▶ Goal of the exercise:
Extract everything from the first line through the line with "1.88, 1.82, 1.85, 1.70]", both ends included, except for any pictures.

★ ★ ★ ★ ★

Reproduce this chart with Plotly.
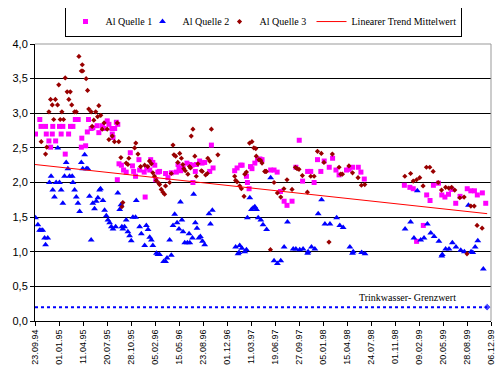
import pandas as pd
import plotly.graph_objects as go

START = "1994-09-23"

# ---- data (days since 23.09.94, Al concentration) ----
q1_days = [2, 20, 25, 44, 47, 58, 65, 72, 74, 86, 102, 109, 116, 126, 140, 148, 158, 168, 180, 193,
           195, 211, 218, 223, 234, 241, 259, 266, 280, 287, 301, 308, 320, 322, 325, 332, 339, 345,
           343, 350, 360, 369, 380, 397, 406, 411, 419, 433, 436, 455, 459, 466, 478, 482, 491, 499,
           503, 512, 519, 544, 554, 568, 589, 596, 600, 607, 617, 633, 645, 654, 658, 668, 673, 686,
           696, 707, 728, 735, 742, 832, 842, 857, 863, 881, 885, 892, 898, 904, 916, 927, 937, 946,
           982, 996, 1009, 1023, 1038, 1050, 1071, 1087, 1101, 1115, 1136, 1149, 1163, 1177, 1191,
           1205, 1226, 1240, 1254, 1267, 1298, 1309, 1323, 1347, 1358, 1372, 1539, 1562, 1576, 1590,
           1618, 1632, 1646, 1660, 1681, 1695, 1708, 1723, 1736, 1753, 1771, 1801, 1816, 1831, 1843,
           1864, 1878]
q1_values = [2.70, 2.91, 2.81, 2.81, 2.70, 2.60, 2.51, 2.70, 2.81, 2.60, 2.81, 2.70, 2.81, 2.41, 2.70,
             2.81, 2.81, 2.91, 2.91, 2.51, 2.64, 2.53, 2.73, 2.91, 2.78, 2.79, 2.82, 2.72, 2.82, 2.78,
             2.89, 2.84, 2.78, 2.70, 2.65, 2.78, 2.87, 2.84, 2.04, 2.27, 2.25, 2.18, 2.15, 2.43, 2.24,
             2.16, 2.09, 2.33, 2.18, 2.15, 1.79, 2.21, 2.18, 2.33, 2.29, 2.25, 2.04, 2.15, 2.16, 2.13,
             2.07, 2.14, 2.15, 2.26, 2.21, 2.17, 2.21, 2.28, 2.26, 2.25, 2.00, 2.16, 2.26, 2.31, 2.28,
             2.29, 2.16, 2.54, 2.21, 2.17, 2.21, 2.25, 2.25, 2.09, 2.00, 1.91, 2.23, 2.20, 2.28, 2.33,
             2.34, 2.33, 2.18, 2.18, 2.15, 1.87, 1.73, 1.67, 1.73, 2.22, 2.61, 2.02, 2.16, 2.16, 2.00,
             2.33, 2.16, 2.31, 2.22, 2.35, 2.18, 2.11, 2.18, 2.19, 2.22, 2.22, 2.15, 2.05, 1.96, 1.93,
             1.91, 1.15, 1.38, 1.82, 1.74, 1.96, 1.99, 1.82, 1.79, 1.83, 1.90, 1.70, 1.80, 1.91, 1.88,
             1.88, 1.82, 1.85, 1.70]

q2_days = [2, 12, 19, 25, 32, 40, 44, 53, 60, 67, 74, 81, 88, 95, 102, 109, 116, 123, 130, 137, 144,
           155, 158, 165, 172, 179, 186, 193, 199, 207, 214, 220, 227, 234, 241, 248, 255, 262, 269,
           273, 283, 290, 297, 304, 311, 318, 325, 336, 345, 353, 358, 362, 366, 373, 380, 387, 394,
           401, 408, 419, 422, 436, 443, 457, 464, 471, 478, 485, 491, 506, 512, 519, 536, 544, 550,
           561, 568, 575, 582, 592, 600, 606, 612, 617, 624, 635, 642, 645, 656, 661, 668, 675, 683,
           689, 698, 707, 725, 731, 739, 836, 846, 850, 853, 862, 874, 881, 885, 895, 902, 909, 916,
           923, 930, 941, 950, 965, 982, 996, 1010, 1024, 1038, 1052, 1076, 1087, 1103, 1117, 1136,
           1138, 1152, 1166, 1180, 1194, 1208, 1229, 1257, 1270, 1284, 1312, 1323, 1326, 1361, 1375,
           1542, 1565, 1579, 1593, 1607, 1621, 1635, 1649, 1663, 1683, 1695, 1697, 1711, 1725, 1739,
           1754, 1774, 1789, 1806, 1817, 1824, 1834, 1845, 1868]
q2_values = [1.49, 1.39, 1.31, 1.31, 1.31, 1.20, 1.10, 1.20, 2.00, 2.09, 1.89, 1.79, 2.00, 2.50, 2.00,
             1.89, 1.70, 2.09, 2.29, 2.20, 2.09, 2.09, 2.00, 1.89, 1.79, 1.70, 1.58, 2.29, 2.20, 2.40,
             2.20, 2.20, 1.80, 1.17, 1.70, 1.62, 1.73, 1.78, 1.89, 1.91, 1.74, 1.60, 1.52, 1.46, 1.42,
             1.36, 1.33, 1.36, 1.85, 1.61, 1.68, 1.36, 1.33, 1.36, 1.46, 1.29, 1.23, 1.16, 1.50, 1.50,
             1.74, 1.36, 1.26, 1.09, 1.38, 1.32, 1.21, 1.17, 1.09, 0.98, 0.96, 0.96, 0.86, 0.86, 0.91,
             1.17, 0.95, 1.38, 1.54, 1.42, 1.33, 1.72, 1.46, 1.29, 1.13, 1.13, 1.26, 1.13, 1.20, 1.83,
             1.42, 1.34, 1.20, 1.22, 1.15, 1.10, 1.55, 1.40, 1.60, 1.07, 0.97, 0.99, 1.09, 1.05, 1.00,
             1.03, 1.49, 1.78, 1.61, 1.63, 1.65, 1.61, 1.49, 1.46, 1.39, 1.32, 2.07, 0.87, 0.83, 0.87,
             1.07, 1.43, 1.04, 1.04, 1.03, 1.04, 0.98, 1.00, 1.07, 1.04, 1.55, 1.75, 1.40, 1.40, 1.49,
             1.38, 1.35, 1.07, 0.98, 1.00, 0.99, 0.97, 1.33, 1.43, 1.20, 1.88, 1.17, 1.20, 1.40, 1.27,
             1.22, 1.15, 0.94, 0.96, 1.04, 1.04, 1.13, 1.07, 1.02, 1.00, 1.67, 1.00, 0.99, 1.07, 1.16,
             0.75]

q3_days = [26, 44, 49, 58, 65, 72, 78, 85, 94, 99, 105, 112, 119, 126, 134, 141, 147, 153, 165, 172,
           183, 193, 197, 199, 213, 219, 224, 234, 238, 245, 253, 261, 266, 274, 280, 288, 301, 308,
           322, 331, 343, 349, 358, 362, 366, 380, 387, 391, 415, 420, 429, 440, 457, 470, 477, 485,
           491, 498, 505, 516, 519, 526, 533, 540, 544, 561, 568, 575, 579, 586, 595, 603, 610, 616,
           620, 626, 637, 644, 648, 651, 658, 666, 672, 679, 693, 697, 711, 718, 720, 728, 735, 762,
           832, 836, 842, 853, 860, 871, 874, 881, 894, 904, 912, 920, 922, 933, 940, 946, 957, 961,
           964, 981, 996, 1010, 1024, 1037, 1050, 1071, 1085, 1092, 1100, 1114, 1135, 1149, 1163,
           1177, 1193, 1204, 1225, 1239, 1267, 1274, 1281, 1308, 1323, 1346, 1360, 1374, 1541, 1565,
           1576, 1590, 1603, 1617, 1631, 1645, 1659, 1680, 1694, 1711, 1724, 1736, 1749, 1770, 1788,
           1800, 1816, 1830, 1842, 1863]
q3_values = [2.59, 2.41, 2.51, 3.02, 3.20, 3.12, 2.91, 3.20, 3.12, 3.41, 2.91, 3.02, 2.91, 3.51, 3.31,
             3.20, 3.31, 3.12, 3.02, 3.02, 3.82, 3.61, 3.70, 3.61, 3.50, 3.33, 3.06, 3.02, 2.81, 2.90,
             3.02, 2.95, 3.11, 2.97, 2.77, 2.86, 2.77, 2.62, 2.67, 2.59, 2.86, 2.59, 2.36, 1.65, 1.71,
             2.28, 2.26, 2.35, 2.50, 2.57, 2.41, 2.23, 2.25, 2.23, 2.31, 2.27, 2.14, 2.09, 2.03, 1.99,
             1.97, 1.90, 1.86, 1.83, 1.95, 2.00, 2.13, 2.54, 2.40, 2.38, 2.29, 2.42, 2.35, 2.26, 2.20,
             2.17, 2.12, 2.23, 2.21, 2.67, 2.77, 2.38, 2.09, 2.27, 2.17, 2.16, 2.11, 2.13, 2.35, 2.31,
             2.77, 2.40, 2.09, 2.03, 2.01, 1.95, 1.91, 1.80, 2.12, 2.15, 2.57, 2.59, 2.50, 2.49, 2.38,
             2.33, 2.32, 2.28, 2.16, 2.16, 2.16, 1.03, 2.00, 1.85, 1.79, 1.91, 2.04, 1.90, 2.22, 2.20,
             2.19, 2.10, 1.86, 2.09, 2.09, 2.45, 2.42, 2.29, 1.14, 2.41, 2.22, 2.12, 2.12, 2.24, 2.14,
             2.07, 1.96, 1.97, 2.09, 2.13, 2.02, 2.04, 2.07, 1.95, 2.22, 2.22, 2.16, 2.00, 1.89, 1.93,
             1.92, 1.93, 1.89, 1.78, 1.79, 0.97, 1.66, 1.66, 1.38, 1.34]

trend_dates = ["1994-09-23", "1999-11-20"]
trend_values = [2.26, 1.55]

limit_dates = ["1994-09-23", "1999-11-20"]
limit_values = [0.2, 0.2]

series_names = ["Al Quelle 1", "Al Quelle 2", "Al Quelle 3", "Linearer Trend Mittelwert"]
limit_label = "Trinkwasser- Grenzwert"

x_start, x_end = "1994-09-23", "1999-12-06"


def to_dates(days):
    return pd.Timestamp(START) + pd.to_timedelta(days, unit="D")


fig = go.Figure()
fig.add_trace(go.Scatter(x=to_dates(q1_days), y=q1_values, mode="markers", name=series_names[0],
                         legendwidth=32, marker=dict(symbol="square", size=5, color="#FF00FF")))
fig.add_trace(go.Scatter(x=to_dates(q2_days), y=q2_values, mode="markers", name=series_names[1],
                         legendwidth=32, marker=dict(symbol="triangle-up", size=6, color="#0000FF")))
fig.add_trace(go.Scatter(x=to_dates(q3_days), y=q3_values, mode="markers", name=series_names[2],
                         legendwidth=47, marker=dict(symbol="diamond", size=4, color="#990000")))
fig.add_trace(go.Scatter(x=trend_dates, y=trend_values, mode="lines", name=series_names[3],
                         legendwidth=104, line=dict(color="#FF0000", width=1)))
fig.add_trace(go.Scatter(x=limit_dates, y=limit_values, mode="lines+markers", showlegend=False,
                         line=dict(color="#0000FF", width=2, dash="dot"),
                         marker=dict(symbol="diamond", size=[0, 6], color="#0000FF")))

fig.add_annotation(x=0.928, xref="paper", y=limit_values[0], yref="y", yshift=10,
                   text=limit_label, showarrow=False, xanchor="right",
                   font=dict(family="Liberation Serif", size=10, color="black"))

# grey top / right frame
fig.add_shape(type="line", xref="paper", yref="paper", x0=0, x1=1, y0=1, y1=1,
              line=dict(color="#999999", width=1), layer="above")
fig.add_shape(type="line", xref="paper", yref="paper", x0=1, x1=1, y0=0, y1=1,
              line=dict(color="#999999", width=1), layer="above")

# page body adds an 8px margin, so the figure is sized to fit the window
fig.update_layout(
    width=496, height=371,
    margin=dict(l=27, r=13, t=36, b=58, autoexpand=False),
    paper_bgcolor="white", plot_bgcolor="white",
    separators=",.",
    showlegend=True,
    legend=dict(orientation="h", x=0.5, xanchor="center", y=1.137, yanchor="top",
                bordercolor="black", borderwidth=1, bgcolor="white",
                font=dict(family="Liberation Serif", size=10, color="black"),
                itemwidth=30, tracegroupgap=0, entrywidthmode="pixels"),
    font=dict(family="Liberation Sans", color="black"),
)
fig.update_xaxes(type="date", range=[x_start, x_end], tick0=x_start, dtick=100 * 86400000,
                 tickformat="%d.%m.%y", tickangle=-90, ticks="outside", ticklen=4,
                 tickcolor="black", showline=True, linecolor="black", linewidth=1,
                 showgrid=False, zeroline=False, automargin=False,
                 tickfont=dict(size=9, family="Liberation Sans"))
fig.update_yaxes(range=[0, 4], dtick=0.5, tickformat=".1f", ticks="outside", ticklen=4,
                 tickcolor="black", showline=True, linecolor="black", linewidth=1,
                 showgrid=True, gridcolor="black", gridwidth=1, zeroline=False, automargin=False,
                 tickfont=dict(size=11, family="Liberation Sans"))

fig.write_html("out.html")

★ ★ ★ ★ ★

▶ Exercise output:
Reproduce this chart with Plotly.
import pandas as pd
import plotly.graph_objects as go

START = "1994-09-23"

# ---- data (days since 23.09.94, Al concentration) ----
q1_days = [2, 20, 25, 44, 47, 58, 65, 72, 74, 86, 102, 109, 116, 126, 140, 148, 158, 168, 180, 193,
           195, 211, 218, 223, 234, 241, 259, 266, 280, 287, 301, 308, 320, 322, 325, 332, 339, 345,
           343, 350, 360, 369, 380, 397, 406, 411, 419, 433, 436, 455, 459, 466, 478, 482, 491, 499,
           503, 512, 519, 544, 554, 568, 589, 596, 600, 607, 617, 633, 645, 654, 658, 668, 673, 686,
           696, 707, 728, 735, 742, 832, 842, 857, 863, 881, 885, 892, 898, 904, 916, 927, 937, 946,
           982, 996, 1009, 1023, 1038, 1050, 1071, 1087, 1101, 1115, 1136, 1149, 1163, 1177, 1191,
           1205, 1226, 1240, 1254, 1267, 1298, 1309, 1323, 1347, 1358, 1372, 1539, 1562, 1576, 1590,
           1618, 1632, 1646, 1660, 1681, 1695, 1708, 1723, 1736, 1753, 1771, 1801, 1816, 1831, 1843,
           1864, 1878]
q1_values = [2.70, 2.91, 2.81, 2.81, 2.70, 2.60, 2.51, 2.70, 2.81, 2.60, 2.81, 2.70, 2.81, 2.41, 2.70,
             2.81, 2.81, 2.91, 2.91, 2.51, 2.64, 2.53, 2.73, 2.91, 2.78, 2.79, 2.82, 2.72, 2.82, 2.78,
             2.89, 2.84, 2.78, 2.70, 2.65, 2.78, 2.87, 2.84, 2.04, 2.27, 2.25, 2.18, 2.15, 2.43, 2.24,
             2.16, 2.09, 2.33, 2.18, 2.15, 1.79, 2.21, 2.18, 2.33, 2.29, 2.25, 2.04, 2.15, 2.16, 2.13,
             2.07, 2.14, 2.15, 2.26, 2.21, 2.17, 2.21, 2.28, 2.26, 2.25, 2.00, 2.16, 2.26, 2.31, 2.28,
             2.29, 2.16, 2.54, 2.21, 2.17, 2.21, 2.25, 2.25, 2.09, 2.00, 1.91, 2.23, 2.20, 2.28, 2.33,
             2.34, 2.33, 2.18, 2.18, 2.15, 1.87, 1.73, 1.67, 1.73, 2.22, 2.61, 2.02, 2.16, 2.16, 2.00,
             2.33, 2.16, 2.31, 2.22, 2.35, 2.18, 2.11, 2.18, 2.19, 2.22, 2.22, 2.15, 2.05, 1.96, 1.93,
             1.91, 1.15, 1.38, 1.82, 1.74, 1.96, 1.99, 1.82, 1.79, 1.83, 1.90, 1.70, 1.80, 1.91, 1.88,
             1.88, 1.82, 1.85, 1.70]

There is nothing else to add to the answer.